On Christmas Eve I decided to treat myself to a little holiday drink at Starbucks, just to feel a little taste of home, and as I was waiting on my Uber outside the store, I looked up to see this…


I laughed thinking, “that’s so ridiculous, instead of detangling the wires to make the street look nicer, they just tried to drown out the mess by wrapping it in Christmas lights, what a weird thing to do.” Then after looking at it a bit more I felt convicted like, don’t you do that all the time? Take situations that are hard, ugly, or uncomfortable and throw a bow on them to present to the world so your life looks more put together and pretty? I was doing just that the moment I saw the lights in the first place! Buying a ridiculously priced drink in order to feel better about missing my family and being away from home at Christmas time. It looked better to just post a pic on Instagram of my tasty coffee than to actually let the world know how I truly felt.

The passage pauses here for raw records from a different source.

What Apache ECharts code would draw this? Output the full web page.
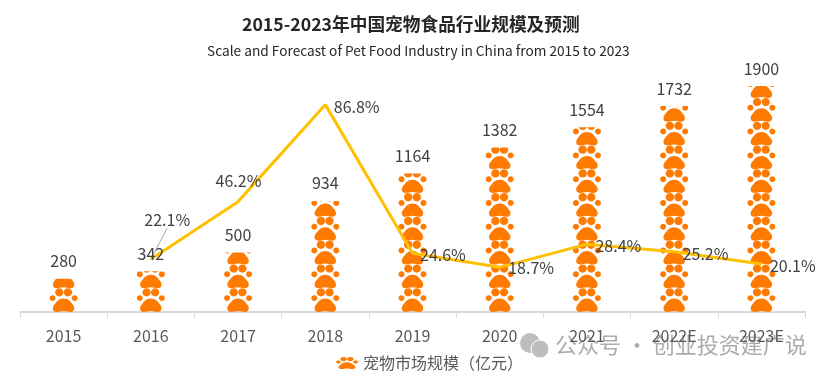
<!DOCTYPE html>
<html><head><meta charset="utf-8">
<style>html,body{margin:0;padding:0;background:#fff}#c{width:832px;height:378px}</style>
<script src="https://cdn.jsdelivr.net/npm/echarts@6/dist/echarts.min.js"></script>
</head><body><div id="c"></div>
<script>
const categories = ['2015','2016','2017','2018','2019','2020','2021','2022E','2023E'];
const marketSize = [280,342,500,934,1164,1382,1554,1732,1900];
const growthRate = [null,22.1,46.2,86.8,24.6,18.7,28.4,25.2,20.1];
const seriesName = '宠物市场规模（亿元）';
const titleText = '2015-2023年中国宠物食品行业规模及预测';
const subtitleText = 'Scale and Forecast of Pet Food Industry in China from 2015 to 2023';
const watermarkText = '公众号 · 创业投资建广说';

const circle = (x,y,r)=>{const k=r*0.5523;return `M${x} ${y-r}C${x+k} ${y-r} ${x+r} ${y-k} ${x+r} ${y}C${x+r} ${y+k} ${x+k} ${y+r} ${x} ${y+r}C${x-k} ${y+r} ${x-r} ${y+k} ${x-r} ${y}C${x-r} ${y-k} ${x-k} ${y-r} ${x} ${y-r}Z`;};
const paw = 'path://M14 10.5C19 10.5 21 14 23.5 17C26 20.5 24.5 24 21 24C18 24 17 23 14 23C11 23 10 24 7 24C3.5 24 2 20.5 4.5 17C7 14 9 10.5 14 10.5Z' +
  circle(9.7,4.2,4.2)+circle(18.3,4.2,4.2)+circle(3,10,3)+circle(25,10,3);
const font = '"Noto Sans CJK SC","Noto Sans",sans-serif';
const labelShift = [null,[-11,-39],[-27,-21],[4,2],[3,2],[4,1],[4,2],[4,2],[4,2]];

const chart = echarts.init(document.getElementById('c'), null, {renderer:'canvas'});
chart.setOption({
  animation:false,
  backgroundColor:'#fff',
  title:[
    {text:titleText,left:242,top:15,padding:0,textStyle:{fontFamily:font,fontSize:17.7,fontWeight:'bold',color:'#262626'}},
    {text:subtitleText,left:207,top:44,padding:0,textStyle:{fontFamily:font,fontSize:13.7,fontWeight:'normal',color:'#262626'}}
  ],
  legend:{data:[{name:seriesName,icon:paw}],left:336,top:355,itemWidth:22,itemHeight:12,itemGap:3,padding:0,symbolKeepAspect:false,
    textStyle:{fontFamily:font,fontSize:16,color:'#595959'}},
  grid:{left:20,right:27,top:86,bottom:66},
  xAxis:{type:'category',data:categories,
    axisLine:{lineStyle:{color:'#d9d9d9',width:2}},
    axisTick:{show:true,length:6,lineStyle:{color:'#d9d9d9',width:1}},
    axisLabel:{fontFamily:font,fontSize:16,color:'#595959',margin:16,interval:0}},
  yAxis:[
    {type:'value',min:0,max:1900,show:false,splitLine:{show:false}},
    {type:'value',min:0,max:94.6,show:false,splitLine:{show:false}}
  ],
  series:[
    {name:seriesName,type:'pictorialBar',data:marketSize,yAxisIndex:0,barWidth:30,
      symbol:paw,symbolSize:[28,23.8],symbolRepeat:true,symbolMargin:0,symbolClip:true,symbolBoundingData:2000,
      itemStyle:{color:'#FF7A00'},z:2},
    {name:'规模标签',type:'line',data:marketSize,yAxisIndex:0,symbol:'circle',symbolSize:1,z:4,
      lineStyle:{opacity:0},itemStyle:{color:'transparent'},
      label:{show:true,position:'top',distance:9,fontFamily:font,fontSize:16,color:'#404040'},
      emphasis:{disabled:true}},
    {name:'增长率',type:'line',data:growthRate.map((v,i)=>i===1?{value:v,labelLine:{show:true,lineStyle:{color:'#a6a6a6',width:1}}}:v),
      yAxisIndex:1,symbol:'circle',symbolSize:1,z:3,connectNulls:false,
      lineStyle:{color:'#FFC000',width:3},itemStyle:{color:'#FFC000'},
      label:{show:true,position:'right',distance:4,fontFamily:font,fontSize:16,color:'#404040',
        formatter:p=>{const v=growthRate[p.dataIndex];return v==null?'':v.toFixed(1)+'%';}},
      labelLayout:p=>{
        const s=labelShift[p.dataIndex]; if(!s) return {};
        return {dx:s[0],dy:s[1]};
      },
      emphasis:{disabled:true}}
  ],
  graphic:[
    {type:'group',z:100,silent:true,children:[
      {type:'circle',shape:{cx:530,cy:343,r:10},style:{fill:'#bdbdbd'}},
      {type:'circle',shape:{cx:540,cy:349,r:9},style:{fill:'#bdbdbd',stroke:'#fff',lineWidth:1}},
      {type:'text',style:{x:555,y:334,text:watermarkText,fill:'rgba(150,150,150,.8)',font:'22px '+font}}
    ]}
  ]
});
</script></body></html>
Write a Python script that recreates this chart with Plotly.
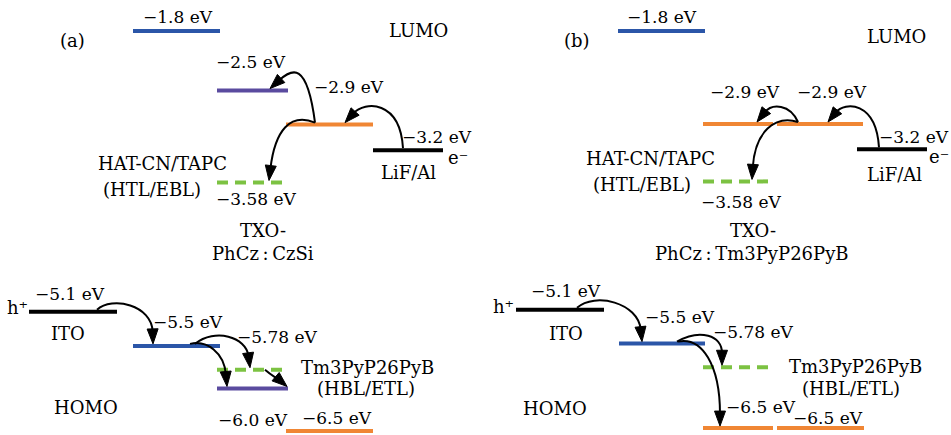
import math
import plotly.graph_objects as go

W, H = 951, 435

# ---------------- data ----------------
# energy levels (eV) of each panel, in drawing order
energy_a = [-1.8, -2.5, -2.9, -3.2, -3.58, -5.1, -5.5, -5.78, -6.0, -6.5]
energy_b = [-1.8, -2.9, -2.9, -3.2, -3.58, -5.1, -5.5, -5.78, -6.5, -6.5]
# material of each level
material_a = ["TXO-PhCz", "CzSi", "Tm3PyP26PyB", "LiF/Al", "HAT-CN/TAPC",
              "ITO", "TXO-PhCz", "HAT-CN/TAPC", "CzSi", "Tm3PyP26PyB"]
material_b = ["TXO-PhCz", "Tm3PyP26PyB", "Tm3PyP26PyB", "LiF/Al", "HAT-CN/TAPC",
              "ITO", "TXO-PhCz", "HAT-CN/TAPC", "Tm3PyP26PyB", "Tm3PyP26PyB"]
# text labels
panel_tags = ["(a)", "(b)"]
host_a = ["TXO-", "PhCz\u2009:\u2009CzSi"]
host_b = ["TXO-", "PhCz\u2009:\u2009Tm3PyP26PyB"]
side_labels = ["LUMO", "HOMO", "HAT-CN/TAPC", "(HTL/EBL)", "h\u207a", "ITO",
               "e\u207b", "LiF/Al", "Tm3PyP26PyB", "(HBL/ETL)"]

# ---------------- styles / layout ----------------
FONT = "DejaVu Serif"
COL = {"TXO-PhCz": "#2b56a8", "CzSi": "#5a4b9f", "Tm3PyP26PyB": "#f08634",
       "LiF/Al": "#000000", "ITO": "#000000", "HAT-CN/TAPC": "#7cc242"}
DASHED = {"HAT-CN/TAPC"}
VAL_SIZE, LAB_SIZE = 17, 18

# y-axis ranges (energy) for each panel -> vertical scale of the schematic
YR_A = [-6.547, -1.436]
YR_B = [-6.582, -1.4325]

# horizontal extents of level bars (px)
xspan_a = [(133, 220), (217, 288), (286, 373), (373, 443), (217, 283),
           (29, 117), (133, 220), (217, 283), (217, 288), (286, 373)]
xspan_b = [(618, 705), (703, 773), (777, 863), (857, 927), (703, 768),
           (516, 604), (619, 705), (703, 768), (703, 773), (777, 864)]

# positions of the energy value labels (px)
vpos_a = [(178, 17), (251, 62), (349, 87), (437, 137), (256, 199),
          (70, 294), (188, 322), (277, 337), (253, 420), (337, 418)]
vpos_b = [(662, 17), (745, 92), (832, 92), (914, 137), (741, 202),
          (566, 291), (680, 317), (753, 332), (761, 407), (828, 418)]

# side label positions (px), same order as side_labels
spos_a = [(418, 31), (86, 407), (162, 163), (152, 189), (17, 307), (68, 333),
          (458, 157), (408, 172), (367, 367), (366, 388)]
spos_b = [(896, 37), (555, 408), (650, 158), (642, 184), (503, 306), (566, 333),
          (939, 156), (894, 174), (855, 366), (851, 388)]
tag_pos = [(72, 40), (577, 40)]
host_pos_a = [(263, 231), (263, 253)]
host_pos_b = [(753, 231), (752, 253)]

# arrows: (from level, x on it, to level, x on it, ctrl1 offset from start, ctrl2 offset from end)
arrows_a = [
    (2, 315, 1, 270, (-8, -62), (22, -20)),
    (3, 403, 2, 345, (-3, -48), (20, -22)),
    (2, 315, 4, 269, (-25, -10), (6, -50)),
    (5, 97, 6, 153, (15, -14), (-1, -39)),
    (6, 190, 8, 227, (17, -4), (-3, -34)),
    (6, 195, 7, 250, (20, -16), (-4, -31)),
    (7, 265, 8, 287, (7, 6), (-7, -6)),
]
arrows_b = [
    (2, 798, 1, 757, (-8, -18), (15, -19)),
    (3, 879, 2, 828, (-3, -46), (17, -21)),
    (2, 798, 4, 752, (-23, -7), (3, -48)),
    (5, 577, 6, 642, (18, -16), (-4, -39)),
    (6, 677, 7, 722, (23, -13), (0, -30)),
    (6, 678, 8, 720, (24, -5), (0, -61)),
]


def py_of(e, yr):
    return (yr[1] - e) / (yr[1] - yr[0]) * H


def e_of(py, yr):
    return yr[1] - py / H * (yr[1] - yr[0])


fig = go.Figure()

# level bars
for energies, mats, spans, yref in ((energy_a, material_a, xspan_a, "y"),
                                    (energy_b, material_b, xspan_b, "y2")):
    for e, m, (x0, x1) in zip(energies, mats, spans):
        fig.add_trace(go.Scatter(
            x=[x0, x1], y=[e, e], mode="lines", yaxis=yref, hoverinfo="skip",
            line=dict(color=COL[m], width=4,
                      dash="11px,7px" if m in DASHED else "solid")))

# curved arrows
shapes = []
for energies, arrows, yr, yref in ((energy_a, arrows_a, YR_A, "y"),
                                   (energy_b, arrows_b, YR_B, "y2")):
    for (i0, x0, i1, x1, c1, c2) in arrows:
        sx, sy = x0, py_of(energies[i0], yr) - (0 if i0 in (4, 7) else 2)
        ex, ey = x1, py_of(energies[i1], yr) - 2
        p1 = (sx + c1[0], sy + c1[1])
        p2 = (ex + c2[0], ey + c2[1])
        dx, dy = ex - p2[0], ey - p2[1]
        n = math.hypot(dx, dy)
        dx, dy = dx / n, dy / n
        L, w = 15, 5.5
        bx, by = ex - L * dx, ey - L * dy
        lx, ly = ex - (L - 3) * dx, ey - (L - 3) * dy

        def pt(x, y):
            return f"{x:.2f},{e_of(y, yr):.5f}"
        path = (f"M {pt(sx, sy)} C {pt(*p1)} {pt(*p2)} {pt(lx, ly)}")
        shapes.append(dict(type="path", path=path, xref="x", yref=yref,
                           line=dict(color="black", width=2)))
        head = (f"M {pt(ex, ey)} L {pt(bx - w * dy, by + w * dx)} "
                f"L {pt(bx + w * dy, by - w * dx)} Z")
        shapes.append(dict(type="path", path=head, xref="x", yref=yref,
                           fillcolor="black", line=dict(color="black", width=1)))

# text
ann = []


def add_text(t, x, y, size):
    ann.append(dict(text=t, x=x / W, y=1 - y / H, xref="paper", yref="paper",
                    xanchor="center", yanchor="middle", showarrow=False,
                    font=dict(family=FONT, size=size, color="black")))


for energies, vpos in ((energy_a, vpos_a), (energy_b, vpos_b)):
    for e, (x, y) in zip(energies, vpos):
        add_text(f"\u2212{abs(e)} eV", x, y, VAL_SIZE)

for spos in (spos_a, spos_b):
    for t, (x, y) in zip(side_labels, spos):
        add_text(t, x, y, LAB_SIZE)

for t, (x, y) in zip(panel_tags, tag_pos):
    add_text(t, x, y, LAB_SIZE)
for t, (x, y) in zip(host_a, host_pos_a):
    add_text(t, x, y, LAB_SIZE)
for t, (x, y) in zip(host_b, host_pos_b):
    add_text(t, x, y, LAB_SIZE)

axis_off = dict(showgrid=False, zeroline=False, showticklabels=False,
                showline=False, ticks="", fixedrange=True)
fig.update_layout(
    width=W, height=H, margin=dict(l=0, r=0, t=0, b=0),
    paper_bgcolor="white", plot_bgcolor="white", showlegend=False,
    xaxis=dict(range=[0, W], domain=[0, 1], **axis_off),
    yaxis=dict(range=YR_A, domain=[0, 1], **axis_off),
    yaxis2=dict(range=YR_B, domain=[0, 1], overlaying="y", **axis_off),
    shapes=shapes, annotations=ann,
)

fig.write_html("out.html")
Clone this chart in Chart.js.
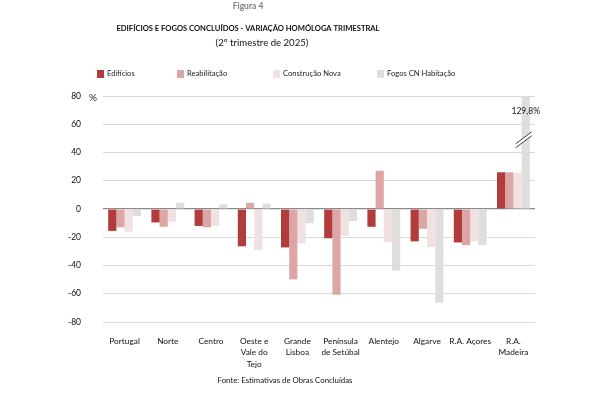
<!DOCTYPE html>
<html>
<head>
<meta charset="utf-8">
<script src="https://cdn.jsdelivr.net/npm/chart.js@4.4.1/dist/chart.umd.min.js"></script>
<style>
  html, body { margin: 0; padding: 0; background: #fff; }
  #wrap { position: relative; width: 601px; height: 395px; }
</style>
</head>
<body>
<div id="wrap"><canvas id="chart" width="601" height="395"></canvas></div>
<script>
// Data
const regions = ['Portugal', 'Norte', 'Centro', ['Oeste e', 'Vale do', 'Tejo'], ['Grande', 'Lisboa'],
  ['Península', 'de Setúbal'], 'Alentejo', 'Algarve', 'R.A. Açores', ['R.A.', 'Madeira']];
const edificios    = [-15.5, -9.5, -12, -26.4, -27.2, -20.7, -12.6, -22.9, -23.7, 26];
const reabilitacao = [-13, -12.6, -13, 4.3, -49.8, -60.7, 27.1, -14, -25.6, 26];
const construcao   = [-16, -9, -12, -29, -24.3, -19, -23.3, -27, -22.9, 25.7];
const fogosCN      = [-5, 4.5, 3.3, 3.8, -10, -8.5, -43.6, -66.4, -25.6, 129.8];
const yTicks = [-80, -60, -40, -20, 0, 20, 40, 60, 80];

const seriesNames = ['Edifícios', 'Reabilitação', 'Construção Nova', 'Fogos CN Habitação'];
const seriesColors = ['#b23b3b', '#dca6a6', '#f2e1e1', '#dedede'];

const FONT = 'Lato, "Open Sans", sans-serif';

/**
 * Headings, legend, source note, the axis unit and the broken bar marker
 */
const decorations = {
  id: 'decorations',
  afterDraw(chart) {
    const c = chart.ctx;
    c.save();
    c.textBaseline = 'middle';
    c.textAlign = 'center';

    c.fillStyle = '#808080';
    c.font = 'bold 8.5px ' + FONT;
    c.fillText('Figura 4', 248, 6);

    c.fillStyle = '#111';
    c.font = 'bold 7.6px ' + FONT;
    c.fillText('EDIFÍCIOS E FOGOS CONCLUÍDOS - VARIAÇÃO HOMÓLOGA TRIMESTRAL', 248, 29);
    c.font = '9.6px ' + FONT;
    c.fillText('(2º trimestre de 2025)', 262, 43);

    c.font = '7.8px ' + FONT;
    c.fillText('Fonte: Estimativas de Obras Concluídas', 285, 380);

    // legend
    const legendX = [97, 177, 273, 377];
    c.textAlign = 'left';
    c.font = '7.6px ' + FONT;
    seriesNames.forEach((name, i) => {
      c.fillStyle = seriesColors[i];
      c.fillRect(legendX[i], 70, 7, 8);
      c.fillStyle = '#222';
      c.fillText(name, legendX[i] + 10, 74);
    });

    // unit
    c.font = '10px ' + FONT;
    c.fillText('%', 89, 98);

    // broken bar for Madeira / Fogos CN
    const y = chart.scales.y;
    const bar = chart.getDatasetMeta(3).data[9];
    const by = y.getPixelForValue(49);
    c.strokeStyle = '#fff';
    c.lineWidth = 4;
    c.beginPath();
    c.moveTo(bar.x - 10, by + 6);
    c.lineTo(bar.x + 6, by - 6);
    c.stroke();
    c.strokeStyle = '#222';
    c.lineWidth = 0.9;
    [-2, 2].forEach(off => {
      c.beginPath();
      c.moveTo(bar.x - 10, by + 6 + off);
      c.lineTo(bar.x + 6, by - 6 + off);
      c.stroke();
    });
    c.fillStyle = '#111';
    c.textAlign = 'center';
    c.font = '8.5px ' + FONT;
    c.fillText(fogosCN[9].toFixed(1).replace('.', ',') + '%', bar.x, y.getPixelForValue(69));
    c.restore();
  }
};

new Chart(document.getElementById('chart'), {
  type: 'bar',
  data: {
    labels: regions,
    datasets: [edificios, reabilitacao, construcao, fogosCN].map((d, i) => ({
      label: seriesNames[i],
      data: d,
      backgroundColor: seriesColors[i],
      borderWidth: 0,
      categoryPercentage: 0.76,
      barPercentage: 1
    }))
  },
  options: {
    responsive: false,
    animation: false,
    layout: { padding: { top: 96, right: 66, left: 0, bottom: 0 } },
    plugins: {
      legend: { display: false },
      tooltip: { enabled: false }
    },
    scales: {
      x: {
        grid: { display: false },
        border: { display: false },
        ticks: {
          color: '#111',
          font: { family: FONT, size: 8.3, lineHeight: 1.35 },
          padding: 6,
          maxRotation: 0,
          autoSkip: false
        },
        afterFit: s => { s.height = 73; }
      },
      y: {
        min: -80,
        max: 80,
        afterBuildTicks: s => { s.ticks = yTicks.map(v => ({ value: v })); },
        afterFit: s => { s.width = 103; },
        border: { display: false },
        grid: {
          drawTicks: false,
          color: ctx => ctx.tick && ctx.tick.value === 0 ? '#8a8a8a' : '#dadada',
          lineWidth: ctx => ctx.tick && ctx.tick.value === 0 ? 1.2 : 1
        },
        ticks: {
          color: '#111',
          padding: 22,
          font: { family: FONT, size: 8.5 }
        }
      }
    }
  },
  plugins: [decorations]
});
</script>
</body>
</html>
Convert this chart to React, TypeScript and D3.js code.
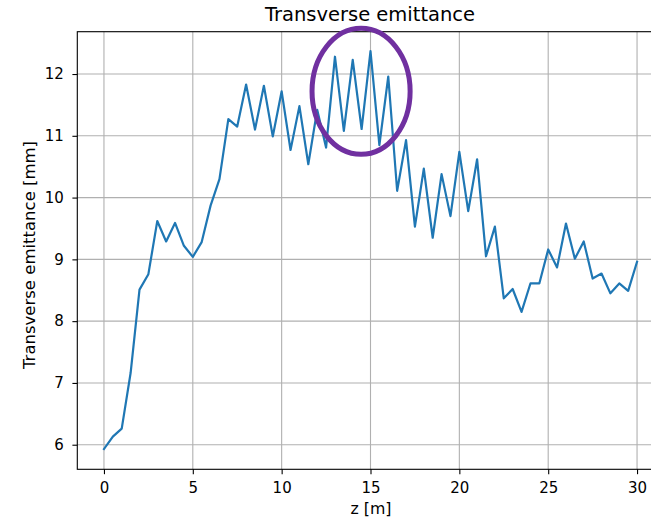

In total transparency, I have a tendency to do this pretty often. If you knew me in high school you’d know I cried over the most ridiculous things. For literally no reason. All the time… but then when big things occurred that actually resulted in pain I usually didn’t show a lot of emotion and dealt with things privately. My mom and I eventually came to the conclusion, after I literally wept watching the new Winnie the Pooh movie, that I am kind of the queen of displacing my emotions. Throwing tears onto something stupid instead of letting them out when it actually made sense because that felt embarrassing or too real to show other people. Through some growing and learning, I can thankfully now process my emotions a little more rationally but I still see this “wrap it in lights” mentality happening in my day-to-day life.

Whether it be something small like posting a photo on social media of the amazing coffee shop I went to that day when in reality that day was actually really hard at work, or maybe like not really being honest to the people that care about me about hard things I’m dealing with or tough questions I’m asking the Lord. I think this looks different for everyone, but I think we all do it in our own shape or form because who doesn’t want to look like they have it all together right?

The more I’ve been thinking about these stupid lights the more I have been transparent with the Lord and asked Him to help me be transparent with the people that love me and even with the people that don’t know me. I hear Him saying, “but how can anyone see the work I am doing in you if they can not see where you started? I am untangling your wires one at a time and more knots will be made as I untangle, but someday they will all be perfectly in line as they were always meant to be.”

Allow yourself to be free to be messy. Let people see the hard stuff only the Lord is able to bring you out of and the constant untangling that is happening in your lives. Eventually, if you keep throwing lights on your situation, there’s going to be a power outage and your lights aren’t going to work to hide the mess anymore, so let people in. Let them see the mess so you can work on untangling it together.